"Réparer une injustice": les noms de 291 soldats "oubliés" de la Grande Guerre identifiés

Un drapeau français est en berne le 14 novembre 2015 au consulat de France à Genève. - FABRICE COFFRINI / AFP
Léon François Duray, Gabriel Marius Aillan, Eugène Francis Verdan... À l'occasion de la commémoration de la fin de la Première Guerre mondiale, les noms de 291 soldats vont être ajoutés aux 884 noms déjà gravés sur le Monument aux morts du consulat général de Genève, indique France Bleu Pays de Savoie.
Ces soldats, autrefois oubliés, ont été identifiés grâce au travail de deux historiens de l'Université de Genève, sous l'initiative de l'association franco-suisse "Mémoires, pour le souvenir transfrontalier".
Des soldats français et suisses
Ils étaient jardiniers, cavistes, artisans... Ils avaient entre 20 et 35 ans. La plupart sont nés en France, en Savoie ou en Haute-Savoie, d'autres en Suisse ou binationaux. "La grande majorité sont des Français, qui étaient implantés sur sol genevois, et qui ont été rappelés sous les drapeaux à partir d'août 1914", explique à France Bleu Nicolas Ducimetière, le président de l'association Mémoires.
Avant de s'engager sur le front, ces soldats repassent la frontière et reviennent dans plusieurs villes de France pour signer leur acte d'engagement.
"Il y avait évidemment beaucoup d'infanterie, également des chasseurs alpins, d'autres ont même eu des parcours maritimes ou dans l'armée de l'Air", précise Nicolas Ducimetière à la radio locale.
"Mais, leur point commun, c'est bel et bien d'avoir résidé, jusqu'au moment du déclenchement de la guerre, à Genève, ou dans les environs", poursuit-il.
Le travail de mémoire engagé par l'association est parti d'un constat. "On s'est aperçu que le monument d'origine comportait des erreurs manifestes, les bases de données de l'époque étaient toutes faites à la main, sur d'immenses registres, et il y avait des possibilités qu'on ait oublié du monde", justifie Nicolas Ducimetière à France Bleu.
"On était à peu près sûrs que dans les années d'après-guerre, il y aurait eu des gens qui seraient passés entre les mailles du filet", assure le président de l'association Mémoires.
Un travail laborieux
À l'issue d'un travail minutieux mené par Marion Gros et Thomas Cornaz, deux historiens de l'Université de Genève, 291 nouveaux noms de soldats sont identifiés. "C'est un vrai travail d'enquête de retrouver ces identités", souligne Marion Gros au micro de France Bleu.

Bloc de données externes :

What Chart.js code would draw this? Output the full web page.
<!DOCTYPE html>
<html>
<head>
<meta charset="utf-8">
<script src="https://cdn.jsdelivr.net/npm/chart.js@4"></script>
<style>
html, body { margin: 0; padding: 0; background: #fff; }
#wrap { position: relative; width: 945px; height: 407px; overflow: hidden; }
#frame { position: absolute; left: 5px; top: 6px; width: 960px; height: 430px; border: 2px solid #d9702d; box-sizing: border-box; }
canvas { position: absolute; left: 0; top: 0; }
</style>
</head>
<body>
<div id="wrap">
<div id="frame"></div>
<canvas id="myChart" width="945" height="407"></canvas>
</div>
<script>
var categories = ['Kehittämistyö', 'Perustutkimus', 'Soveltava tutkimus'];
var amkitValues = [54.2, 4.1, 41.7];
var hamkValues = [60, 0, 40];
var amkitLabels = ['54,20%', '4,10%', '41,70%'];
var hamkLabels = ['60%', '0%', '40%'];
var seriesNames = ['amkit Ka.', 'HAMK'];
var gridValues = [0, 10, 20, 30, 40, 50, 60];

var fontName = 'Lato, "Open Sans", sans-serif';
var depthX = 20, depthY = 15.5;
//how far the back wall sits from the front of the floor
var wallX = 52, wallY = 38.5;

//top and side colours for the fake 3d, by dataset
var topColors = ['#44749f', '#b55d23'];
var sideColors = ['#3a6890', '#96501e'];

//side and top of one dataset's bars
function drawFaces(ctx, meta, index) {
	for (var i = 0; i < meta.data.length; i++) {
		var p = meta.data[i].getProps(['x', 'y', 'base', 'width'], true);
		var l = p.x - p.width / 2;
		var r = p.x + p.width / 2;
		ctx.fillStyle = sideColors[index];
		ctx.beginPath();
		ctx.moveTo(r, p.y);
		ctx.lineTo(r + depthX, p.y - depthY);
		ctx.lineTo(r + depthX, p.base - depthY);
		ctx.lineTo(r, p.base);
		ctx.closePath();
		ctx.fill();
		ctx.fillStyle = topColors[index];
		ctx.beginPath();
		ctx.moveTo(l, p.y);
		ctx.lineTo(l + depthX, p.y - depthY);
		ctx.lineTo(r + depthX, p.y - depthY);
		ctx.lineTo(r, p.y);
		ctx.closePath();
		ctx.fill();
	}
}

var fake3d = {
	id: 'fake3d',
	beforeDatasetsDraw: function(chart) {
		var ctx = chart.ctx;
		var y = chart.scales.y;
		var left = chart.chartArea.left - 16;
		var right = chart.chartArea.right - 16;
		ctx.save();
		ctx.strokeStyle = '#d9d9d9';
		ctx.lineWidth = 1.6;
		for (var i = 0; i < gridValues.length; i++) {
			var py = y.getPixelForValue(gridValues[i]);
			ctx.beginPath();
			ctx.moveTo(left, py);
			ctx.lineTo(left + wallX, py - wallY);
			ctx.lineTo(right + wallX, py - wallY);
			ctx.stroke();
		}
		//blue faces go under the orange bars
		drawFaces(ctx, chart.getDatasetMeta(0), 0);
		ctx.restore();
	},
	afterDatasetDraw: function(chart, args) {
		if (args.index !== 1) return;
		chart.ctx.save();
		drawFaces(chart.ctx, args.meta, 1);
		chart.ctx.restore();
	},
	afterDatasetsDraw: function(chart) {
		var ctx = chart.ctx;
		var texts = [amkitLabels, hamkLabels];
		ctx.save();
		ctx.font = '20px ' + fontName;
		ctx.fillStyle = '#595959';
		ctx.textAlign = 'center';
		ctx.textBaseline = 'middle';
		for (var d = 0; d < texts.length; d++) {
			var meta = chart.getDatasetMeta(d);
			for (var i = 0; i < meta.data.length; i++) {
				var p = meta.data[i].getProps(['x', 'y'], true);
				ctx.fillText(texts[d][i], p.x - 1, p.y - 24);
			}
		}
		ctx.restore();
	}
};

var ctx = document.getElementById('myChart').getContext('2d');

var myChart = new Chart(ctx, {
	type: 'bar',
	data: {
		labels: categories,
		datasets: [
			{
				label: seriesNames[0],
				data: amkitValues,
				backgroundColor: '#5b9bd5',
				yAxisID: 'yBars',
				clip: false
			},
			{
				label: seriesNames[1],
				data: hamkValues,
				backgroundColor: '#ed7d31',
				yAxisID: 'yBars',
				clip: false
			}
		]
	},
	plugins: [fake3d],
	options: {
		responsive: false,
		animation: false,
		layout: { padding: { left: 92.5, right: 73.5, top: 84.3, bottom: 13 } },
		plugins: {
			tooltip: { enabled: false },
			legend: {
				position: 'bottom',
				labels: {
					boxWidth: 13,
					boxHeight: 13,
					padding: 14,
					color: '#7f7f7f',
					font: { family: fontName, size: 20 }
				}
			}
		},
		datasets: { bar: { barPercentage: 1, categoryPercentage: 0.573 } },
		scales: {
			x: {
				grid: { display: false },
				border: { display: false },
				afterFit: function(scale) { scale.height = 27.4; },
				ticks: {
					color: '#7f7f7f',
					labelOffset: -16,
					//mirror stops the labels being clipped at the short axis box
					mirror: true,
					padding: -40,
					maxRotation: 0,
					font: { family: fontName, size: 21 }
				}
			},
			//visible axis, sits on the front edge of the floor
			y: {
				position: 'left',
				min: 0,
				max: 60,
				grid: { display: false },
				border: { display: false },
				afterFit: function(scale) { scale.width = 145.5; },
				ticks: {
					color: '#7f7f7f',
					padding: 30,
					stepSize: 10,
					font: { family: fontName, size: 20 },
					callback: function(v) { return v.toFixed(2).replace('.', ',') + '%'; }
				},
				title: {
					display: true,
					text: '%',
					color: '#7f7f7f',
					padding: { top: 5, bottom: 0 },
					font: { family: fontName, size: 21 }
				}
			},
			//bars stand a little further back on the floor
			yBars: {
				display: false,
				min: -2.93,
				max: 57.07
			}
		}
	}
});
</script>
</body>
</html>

Pour remonter le fil d'Ariane de chaque soldat, les historiens ont pu s'appuyer sur les archives du ministère français des armées, le répertoire d'état civil ou encore le registre des frontaliers de Genève de l'époque.

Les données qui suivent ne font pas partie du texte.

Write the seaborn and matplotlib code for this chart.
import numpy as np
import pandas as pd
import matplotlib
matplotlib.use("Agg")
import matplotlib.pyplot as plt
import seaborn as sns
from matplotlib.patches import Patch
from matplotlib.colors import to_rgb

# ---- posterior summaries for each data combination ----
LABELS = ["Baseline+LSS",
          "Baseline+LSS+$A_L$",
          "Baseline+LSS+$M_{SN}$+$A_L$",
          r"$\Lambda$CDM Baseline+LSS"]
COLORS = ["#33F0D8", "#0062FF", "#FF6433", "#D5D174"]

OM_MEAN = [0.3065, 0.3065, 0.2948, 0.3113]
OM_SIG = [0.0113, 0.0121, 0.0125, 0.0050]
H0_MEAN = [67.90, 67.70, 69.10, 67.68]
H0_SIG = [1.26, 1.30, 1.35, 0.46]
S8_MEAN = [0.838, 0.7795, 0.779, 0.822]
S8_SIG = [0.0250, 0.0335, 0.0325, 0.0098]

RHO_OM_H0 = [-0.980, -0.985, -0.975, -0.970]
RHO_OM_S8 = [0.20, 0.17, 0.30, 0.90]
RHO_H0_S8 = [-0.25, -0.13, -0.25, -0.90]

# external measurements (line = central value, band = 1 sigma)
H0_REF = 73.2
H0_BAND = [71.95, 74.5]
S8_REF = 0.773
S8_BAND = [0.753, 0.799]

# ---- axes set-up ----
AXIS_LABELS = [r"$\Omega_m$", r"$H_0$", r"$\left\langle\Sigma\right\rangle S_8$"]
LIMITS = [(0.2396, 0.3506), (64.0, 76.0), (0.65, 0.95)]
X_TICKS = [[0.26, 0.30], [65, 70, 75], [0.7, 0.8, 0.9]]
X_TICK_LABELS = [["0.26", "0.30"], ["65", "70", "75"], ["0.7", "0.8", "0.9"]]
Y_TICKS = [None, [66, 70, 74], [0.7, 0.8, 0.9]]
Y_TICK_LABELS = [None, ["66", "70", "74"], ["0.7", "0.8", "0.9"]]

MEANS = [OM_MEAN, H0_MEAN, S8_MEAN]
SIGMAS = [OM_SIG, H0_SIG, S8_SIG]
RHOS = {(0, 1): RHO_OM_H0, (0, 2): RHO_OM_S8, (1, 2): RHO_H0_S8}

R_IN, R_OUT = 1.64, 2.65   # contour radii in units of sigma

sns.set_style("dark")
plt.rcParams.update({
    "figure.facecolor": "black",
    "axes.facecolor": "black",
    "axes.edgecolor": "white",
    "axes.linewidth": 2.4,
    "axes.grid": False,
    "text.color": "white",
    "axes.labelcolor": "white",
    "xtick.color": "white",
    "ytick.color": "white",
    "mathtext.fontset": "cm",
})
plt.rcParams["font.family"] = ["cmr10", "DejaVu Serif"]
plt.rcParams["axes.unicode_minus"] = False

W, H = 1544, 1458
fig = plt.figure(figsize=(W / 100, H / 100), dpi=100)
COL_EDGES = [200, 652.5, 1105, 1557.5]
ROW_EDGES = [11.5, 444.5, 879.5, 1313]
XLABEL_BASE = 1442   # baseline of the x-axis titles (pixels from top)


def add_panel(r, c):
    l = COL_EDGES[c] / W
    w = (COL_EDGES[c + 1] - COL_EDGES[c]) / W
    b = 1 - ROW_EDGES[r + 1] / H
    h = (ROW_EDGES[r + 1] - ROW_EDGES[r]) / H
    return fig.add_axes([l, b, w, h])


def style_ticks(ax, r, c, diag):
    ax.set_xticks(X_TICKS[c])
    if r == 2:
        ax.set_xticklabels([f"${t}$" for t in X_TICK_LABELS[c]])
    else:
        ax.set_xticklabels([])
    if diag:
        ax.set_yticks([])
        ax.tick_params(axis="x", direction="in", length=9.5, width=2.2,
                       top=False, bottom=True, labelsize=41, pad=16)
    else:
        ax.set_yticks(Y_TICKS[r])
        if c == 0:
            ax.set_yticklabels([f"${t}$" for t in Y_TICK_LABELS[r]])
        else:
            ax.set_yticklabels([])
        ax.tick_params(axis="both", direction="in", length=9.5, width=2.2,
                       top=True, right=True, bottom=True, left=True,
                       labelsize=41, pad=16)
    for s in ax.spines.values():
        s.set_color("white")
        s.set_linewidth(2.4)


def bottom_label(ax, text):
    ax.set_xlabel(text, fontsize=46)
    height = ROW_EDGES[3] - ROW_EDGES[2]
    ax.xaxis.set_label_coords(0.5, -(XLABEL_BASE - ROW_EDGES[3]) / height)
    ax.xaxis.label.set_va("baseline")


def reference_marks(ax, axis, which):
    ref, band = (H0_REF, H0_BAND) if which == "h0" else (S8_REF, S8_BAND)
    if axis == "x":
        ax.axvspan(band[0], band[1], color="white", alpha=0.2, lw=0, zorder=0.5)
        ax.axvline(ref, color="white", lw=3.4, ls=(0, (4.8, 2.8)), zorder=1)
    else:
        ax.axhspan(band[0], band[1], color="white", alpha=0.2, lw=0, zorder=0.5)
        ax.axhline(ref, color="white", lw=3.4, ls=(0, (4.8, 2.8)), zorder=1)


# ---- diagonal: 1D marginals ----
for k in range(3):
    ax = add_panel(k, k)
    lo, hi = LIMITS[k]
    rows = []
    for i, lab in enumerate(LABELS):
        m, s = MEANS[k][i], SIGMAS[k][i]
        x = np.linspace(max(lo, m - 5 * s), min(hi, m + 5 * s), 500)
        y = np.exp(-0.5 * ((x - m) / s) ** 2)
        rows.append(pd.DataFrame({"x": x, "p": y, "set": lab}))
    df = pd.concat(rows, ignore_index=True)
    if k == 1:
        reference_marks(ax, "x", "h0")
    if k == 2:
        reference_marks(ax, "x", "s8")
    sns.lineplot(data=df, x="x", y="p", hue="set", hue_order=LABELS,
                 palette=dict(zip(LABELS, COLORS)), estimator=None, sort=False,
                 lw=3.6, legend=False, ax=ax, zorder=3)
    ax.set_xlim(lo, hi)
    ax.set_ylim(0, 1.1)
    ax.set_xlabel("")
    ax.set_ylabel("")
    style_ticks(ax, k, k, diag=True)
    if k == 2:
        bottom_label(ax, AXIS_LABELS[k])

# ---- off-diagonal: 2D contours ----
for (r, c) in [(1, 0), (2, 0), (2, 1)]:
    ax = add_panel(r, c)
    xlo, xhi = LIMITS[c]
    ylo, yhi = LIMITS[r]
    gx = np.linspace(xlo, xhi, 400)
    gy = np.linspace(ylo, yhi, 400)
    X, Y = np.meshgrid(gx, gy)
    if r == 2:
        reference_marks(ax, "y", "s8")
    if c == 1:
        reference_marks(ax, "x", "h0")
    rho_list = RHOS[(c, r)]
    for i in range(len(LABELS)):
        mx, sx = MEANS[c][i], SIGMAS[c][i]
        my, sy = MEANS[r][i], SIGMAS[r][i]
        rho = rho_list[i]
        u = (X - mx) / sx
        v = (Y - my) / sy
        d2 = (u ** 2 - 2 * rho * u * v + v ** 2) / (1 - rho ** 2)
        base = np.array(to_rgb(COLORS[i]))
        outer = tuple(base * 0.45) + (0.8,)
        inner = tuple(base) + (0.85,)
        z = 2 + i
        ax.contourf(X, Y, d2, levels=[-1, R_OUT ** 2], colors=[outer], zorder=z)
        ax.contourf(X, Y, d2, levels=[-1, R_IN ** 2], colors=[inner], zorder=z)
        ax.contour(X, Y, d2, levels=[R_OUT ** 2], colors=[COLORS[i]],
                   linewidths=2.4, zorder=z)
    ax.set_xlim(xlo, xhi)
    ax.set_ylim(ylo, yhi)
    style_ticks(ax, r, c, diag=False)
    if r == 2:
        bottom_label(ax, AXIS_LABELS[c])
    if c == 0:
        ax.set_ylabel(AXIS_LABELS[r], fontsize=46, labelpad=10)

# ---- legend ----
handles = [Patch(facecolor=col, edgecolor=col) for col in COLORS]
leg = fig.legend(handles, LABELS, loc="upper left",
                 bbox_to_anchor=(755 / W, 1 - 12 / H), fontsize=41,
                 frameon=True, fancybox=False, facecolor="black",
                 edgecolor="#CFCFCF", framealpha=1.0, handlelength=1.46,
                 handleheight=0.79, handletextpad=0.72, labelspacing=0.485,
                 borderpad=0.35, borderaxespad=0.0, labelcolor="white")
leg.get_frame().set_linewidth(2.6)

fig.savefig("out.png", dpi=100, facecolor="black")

Léon François Duray, par exemple, était caporal au 12e bataillon de chasseurs alpins. Il s'était engagé à Annecy, avant de mourir pour la France le 28 décembre 1918, à Loisin, en Haute-Savoie. "Donc il avait déjà été rapatrié avant de décéder", conclut Marion Gros. "Il est mort de la pneumonie grippale, la grippe espagnole".
La tâche n'était pas simple. Parfois, les prénoms de certains soldats, comme celui d'Eugène Francis Verdan, pouvaient apparaître deux fois sur le Monument aux morts, "dans la catégorie engagé volontaire suisse et dans la catégorie Français", détaille Marion Gros à France Bleu. Or, "on est sûrs que c'est la même personne".
"L'Histoire est aussi faite de ça, de toutes ces petites discordances, ces petites erreurs, qui font aussi la richesse du travail historique et de la mémoire", résume-t-elle.
"Réparer une forme d'injustice"
Au total, 1.175 noms enrichissent désormais le Monument aux morts du consulat général de Genève. "Restituer ces identités, c'est un peu à la fois réparer une forme d'injustice pour des personnes qui sont passées dans l'oubli, et permettre un nouveau dialogue entre le passé, ces personnes-là, et le présent, en réactivant une mémoire autour de ce genre d'événements, en faisant vivre ces monuments aux morts d'une autre manière", estime l'historienne.
"Nous avons pensé que cette page d'histoire, qui était terrible, méritait qu'on s'y attarde, et que ces destins brisés par la guerre, méritaient qu'on leur rende enfin l'hommage qui leur était dû ", affirme Nicolas Ducimetière.
Les deux nouvelles stèles comportant les noms des 291 nouveaux soldats identifiés seront dévoilées ce lundi 11 novembre. Elles s'ajoutent au mur de calcaire déjà gravé des 884 noms des combattants français et suisses morts durant la Première Guerre mondiale.